# Set problem
Please transcribe the listing below in full and word for word, without its pictures.
— Begin —
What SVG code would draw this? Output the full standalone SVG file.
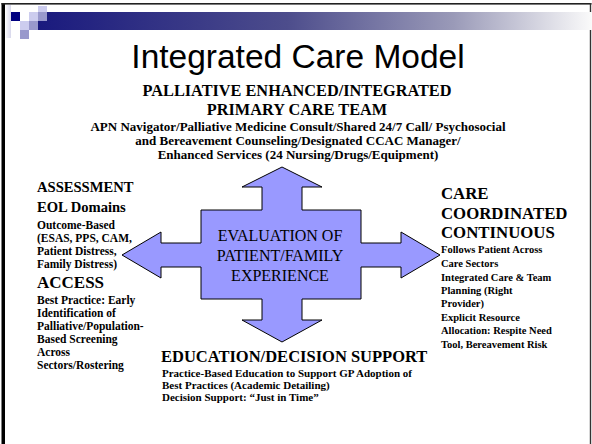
<svg xmlns="http://www.w3.org/2000/svg" width="592" height="444" viewBox="0 0 592 444">
  <defs>
    <linearGradient id="bar" x1="38" y1="0" x2="592" y2="0" gradientUnits="userSpaceOnUse">
      <stop offset="0" stop-color="#1a1a7e"/>
      <stop offset="0.45" stop-color="#4d4d8c"/>
      <stop offset="0.75" stop-color="#9a9ab8"/>
      <stop offset="1" stop-color="#fafafa"/>
    </linearGradient>
    <linearGradient id="edge" x1="0" y1="0" x2="1" y2="0">
      <stop offset="0" stop-color="#ffffff"/>
      <stop offset="1" stop-color="#d8d8ec"/>
    </linearGradient>
    <style>
      .serif { font-family: "Liberation Serif", "Times New Roman", serif; fill: #000; }
      .b { font-weight: bold; }
      .head { font-size: 16.3px; }
      .rhead { font-size: 16.8px; }
      .lhead { font-size: 14.6px; }
      .small { font-size: 10.5px; }
      .tsmall { font-size: 13px; }
      .lsmall { font-size: 11.5px; }
      .bsmall { font-size: 11px; }
      .mid { text-anchor: middle; }
      .sans { font-family: "Liberation Sans", Arial, sans-serif; fill: #000; }
    </style>
  </defs>

  <!-- page background and frame -->
  <rect x="0" y="0" width="592" height="444" fill="#ffffff"/>
  <rect x="1.5" y="3" width="3.5" height="441" fill="#000"/>
  <rect x="1.5" y="3" width="590" height="1.6" fill="#222"/>
  <rect x="589.8" y="3" width="1.4" height="441" fill="#333"/>

  <!-- header ornament -->
  <g id="header">
    <rect x="5" y="5" width="6" height="33" fill="url(#edge)"/>
    <rect x="38" y="12" width="554" height="18" fill="url(#bar)"/>
    <rect x="11" y="12" width="9" height="9" fill="#000080"/>
    <rect x="29" y="12" width="9" height="9" fill="#ccccee"/>
    <rect x="38" y="6" width="9" height="6" fill="#ccccee"/>
    <rect x="38" y="12" width="9" height="9" fill="#9999cc"/>
    <rect x="20" y="21" width="9" height="9" fill="#ccccee"/>
    <rect x="29" y="21" width="9" height="9" fill="#9999cc"/>
    <rect x="20" y="30" width="9" height="9" fill="#9999cc"/>
  </g>

  <!-- title -->
  <g id="title">
    <text class="sans mid" x="298" y="68" font-size="33.5">Integrated Care Model</text>
  </g>

  <!-- primary care team -->
  <g id="team">
    <text class="serif b head mid" x="297" y="96">PALLIATIVE ENHANCED/INTEGRATED</text>
    <text class="serif b head mid" x="297" y="115">PRIMARY CARE TEAM</text>
    <text class="serif b tsmall mid" x="298" y="131">APN Navigator/Palliative Medicine Consult/Shared 24/7 Call/ Psychosocial</text>
    <text class="serif b tsmall mid" x="298" y="145">and Bereavement Counseling/Designated CCAC Manager/</text>
    <text class="serif b tsmall mid" x="298" y="159">Enhanced Services (24 Nursing/Drugs/Equipment)</text>
  </g>

  <!-- central four-way arrow -->
  <g id="evaluation">
    <path d="M282,167 L322,187 L302,187 L302,210 L361,210 L361,243 L401,243 L401,232 L440,255 L401,278 L401,267 L361,267 L361,299 L302,299 L302,320 L322,320 L282,342 L242,320 L262,320 L262,299 L201,299 L201,267 L161,267 L161,278 L122,255 L161,232 L161,243 L201,243 L201,210 L262,210 L262,187 L242,187 Z" fill="#9999ff" stroke="#000" stroke-width="1"/>
    <text class="serif mid" x="280" y="241" font-size="16">EVALUATION OF</text>
    <text class="serif mid" x="280" y="261" font-size="16">PATIENT/FAMILY</text>
    <text class="serif mid" x="280" y="281" font-size="16">EXPERIENCE</text>
  </g>

  <!-- assessment / access -->
  <g id="assessment">
    <text class="serif b lhead" x="37" y="192">ASSESSMENT</text>
    <text class="serif b lhead" x="37" y="212">EOL Domains</text>
    <text class="serif b lsmall" x="37" y="229">Outcome-Based</text>
    <text class="serif b lsmall" x="37" y="242">(ESAS, PPS, CAM,</text>
    <text class="serif b lsmall" x="37" y="255">Patient Distress,</text>
    <text class="serif b lsmall" x="37" y="268">Family Distress)</text>
    <text class="serif b" x="37" y="288" font-size="17">ACCESS</text>
    <text class="serif b lsmall" x="37" y="304">Best Practice: Early</text>
    <text class="serif b lsmall" x="37" y="317">Identification of</text>
    <text class="serif b lsmall" x="37" y="330">Palliative/Population-</text>
    <text class="serif b lsmall" x="37" y="343">Based Screening</text>
    <text class="serif b lsmall" x="37" y="356">Across</text>
    <text class="serif b lsmall" x="37" y="369">Sectors/Rostering</text>
  </g>

  <!-- care coordination -->
  <g id="care">
    <text class="serif b rhead" x="441" y="199">CARE</text>
    <text class="serif b rhead" x="441" y="219">COORDINATED</text>
    <text class="serif b rhead" x="441" y="238">CONTINUOUS</text>
    <text class="serif b small" x="441" y="253">Follows Patient Across</text>
    <text class="serif b small" x="441" y="267">Care Sectors</text>
    <text class="serif b small" x="441" y="281">Integrated Care &amp; Team</text>
    <text class="serif b small" x="441" y="294">Planning (Right</text>
    <text class="serif b small" x="441" y="307">Provider)</text>
    <text class="serif b small" x="441" y="321">Explicit Resource</text>
    <text class="serif b small" x="441" y="334">Allocation: Respite Need</text>
    <text class="serif b small" x="441" y="348">Tool, Bereavement Risk</text>
  </g>

  <!-- education / decision support -->
  <g id="education">
    <text class="serif b" x="161" y="362" font-size="16.5">EDUCATION/DECISION SUPPORT</text>
    <text class="serif b bsmall" x="162" y="377">Practice-Based Education to Support GP Adoption of</text>
    <text class="serif b bsmall" x="162" y="389">Best Practices (Academic Detailing)</text>
    <text class="serif b bsmall" x="162" y="401">Decision Support: “Just in Time”</text>
  </g>
</svg>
— End —
# Result
What SVG code would draw this? Output the full standalone SVG file.
<svg xmlns="http://www.w3.org/2000/svg" width="592" height="444" viewBox="0 0 592 444">
  <defs>
    <linearGradient id="bar" x1="38" y1="0" x2="592" y2="0" gradientUnits="userSpaceOnUse">
      <stop offset="0" stop-color="#1a1a7e"/>
      <stop offset="0.45" stop-color="#4d4d8c"/>
      <stop offset="0.75" stop-color="#9a9ab8"/>
      <stop offset="1" stop-color="#fafafa"/>
    </linearGradient>
    <linearGradient id="edge" x1="0" y1="0" x2="1" y2="0">
      <stop offset="0" stop-color="#ffffff"/>
      <stop offset="1" stop-color="#d8d8ec"/>
    </linearGradient>
    <style>
      .serif { font-family: "Liberation Serif", "Times New Roman", serif; fill: #000; }
      .b { font-weight: bold; }
      .head { font-size: 16.3px; }
      .rhead { font-size: 16.8px; }
      .lhead { font-size: 14.6px; }
      .small { font-size: 10.5px; }
      .tsmall { font-size: 13px; }
      .lsmall { font-size: 11.5px; }
      .bsmall { font-size: 11px; }
      .mid { text-anchor: middle; }
      .sans { font-family: "Liberation Sans", Arial, sans-serif; fill: #000; }
    </style>
  </defs>

  <!-- page background and frame -->
  <rect x="0" y="0" width="592" height="444" fill="#ffffff"/>
  <rect x="1.5" y="3" width="3.5" height="441" fill="#000"/>
  <rect x="1.5" y="3" width="590" height="1.6" fill="#222"/>
  <rect x="589.8" y="3" width="1.4" height="441" fill="#333"/>

  <!-- header ornament -->
  <g id="header">
    <rect x="5" y="5" width="6" height="33" fill="url(#edge)"/>
    <rect x="38" y="12" width="554" height="18" fill="url(#bar)"/>
    <rect x="11" y="12" width="9" height="9" fill="#000080"/>
    <rect x="29" y="12" width="9" height="9" fill="#ccccee"/>
    <rect x="38" y="6" width="9" height="6" fill="#ccccee"/>
    <rect x="38" y="12" width="9" height="9" fill="#9999cc"/>
    <rect x="20" y="21" width="9" height="9" fill="#ccccee"/>
    <rect x="29" y="21" width="9" height="9" fill="#9999cc"/>
    <rect x="20" y="30" width="9" height="9" fill="#9999cc"/>
  </g>

  <!-- title -->
  <g id="title">
    <text class="sans mid" x="298" y="68" font-size="33.5">Integrated Care Model</text>
  </g>

  <!-- primary care team -->
  <g id="team">
    <text class="serif b head mid" x="297" y="96">PALLIATIVE ENHANCED/INTEGRATED</text>
    <text class="serif b head mid" x="297" y="115">PRIMARY CARE TEAM</text>
    <text class="serif b tsmall mid" x="298" y="131">APN Navigator/Palliative Medicine Consult/Shared 24/7 Call/ Psychosocial</text>
    <text class="serif b tsmall mid" x="298" y="145">and Bereavement Counseling/Designated CCAC Manager/</text>
    <text class="serif b tsmall mid" x="298" y="159">Enhanced Services (24 Nursing/Drugs/Equipment)</text>
  </g>

  <!-- central four-way arrow -->
  <g id="evaluation">
    <path d="M282,167 L322,187 L302,187 L302,210 L361,210 L361,243 L401,243 L401,232 L440,255 L401,278 L401,267 L361,267 L361,299 L302,299 L302,320 L322,320 L282,342 L242,320 L262,320 L262,299 L201,299 L201,267 L161,267 L161,278 L122,255 L161,232 L161,243 L201,243 L201,210 L262,210 L262,187 L242,187 Z" fill="#9999ff" stroke="#000" stroke-width="1"/>
    <text class="serif mid" x="280" y="241" font-size="16">EVALUATION OF</text>
    <text class="serif mid" x="280" y="261" font-size="16">PATIENT/FAMILY</text>
    <text class="serif mid" x="280" y="281" font-size="16">EXPERIENCE</text>
  </g>

  <!-- assessment / access -->
  <g id="assessment">
    <text class="serif b lhead" x="37" y="192">ASSESSMENT</text>
    <text class="serif b lhead" x="37" y="212">EOL Domains</text>
    <text class="serif b lsmall" x="37" y="229">Outcome-Based</text>
    <text class="serif b lsmall" x="37" y="242">(ESAS, PPS, CAM,</text>
    <text class="serif b lsmall" x="37" y="255">Patient Distress,</text>
    <text class="serif b lsmall" x="37" y="268">Family Distress)</text>
    <text class="serif b" x="37" y="288" font-size="17">ACCESS</text>
    <text class="serif b lsmall" x="37" y="304">Best Practice: Early</text>
    <text class="serif b lsmall" x="37" y="317">Identification of</text>
    <text class="serif b lsmall" x="37" y="330">Palliative/Population-</text>
    <text class="serif b lsmall" x="37" y="343">Based Screening</text>
    <text class="serif b lsmall" x="37" y="356">Across</text>
    <text class="serif b lsmall" x="37" y="369">Sectors/Rostering</text>
  </g>

  <!-- care coordination -->
  <g id="care">
    <text class="serif b rhead" x="441" y="199">CARE</text>
    <text class="serif b rhead" x="441" y="219">COORDINATED</text>
    <text class="serif b rhead" x="441" y="238">CONTINUOUS</text>
    <text class="serif b small" x="441" y="253">Follows Patient Across</text>
    <text class="serif b small" x="441" y="267">Care Sectors</text>
    <text class="serif b small" x="441" y="281">Integrated Care &amp; Team</text>
    <text class="serif b small" x="441" y="294">Planning (Right</text>
    <text class="serif b small" x="441" y="307">Provider)</text>
    <text class="serif b small" x="441" y="321">Explicit Resource</text>
    <text class="serif b small" x="441" y="334">Allocation: Respite Need</text>
    <text class="serif b small" x="441" y="348">Tool, Bereavement Risk</text>
  </g>

  <!-- education / decision support -->
  <g id="education">
    <text class="serif b" x="161" y="362" font-size="16.5">EDUCATION/DECISION SUPPORT</text>
    <text class="serif b bsmall" x="162" y="377">Practice-Based Education to Support GP Adoption of</text>
    <text class="serif b bsmall" x="162" y="389">Best Practices (Academic Detailing)</text>
    <text class="serif b bsmall" x="162" y="401">Decision Support: “Just in Time”</text>
  </g>
</svg>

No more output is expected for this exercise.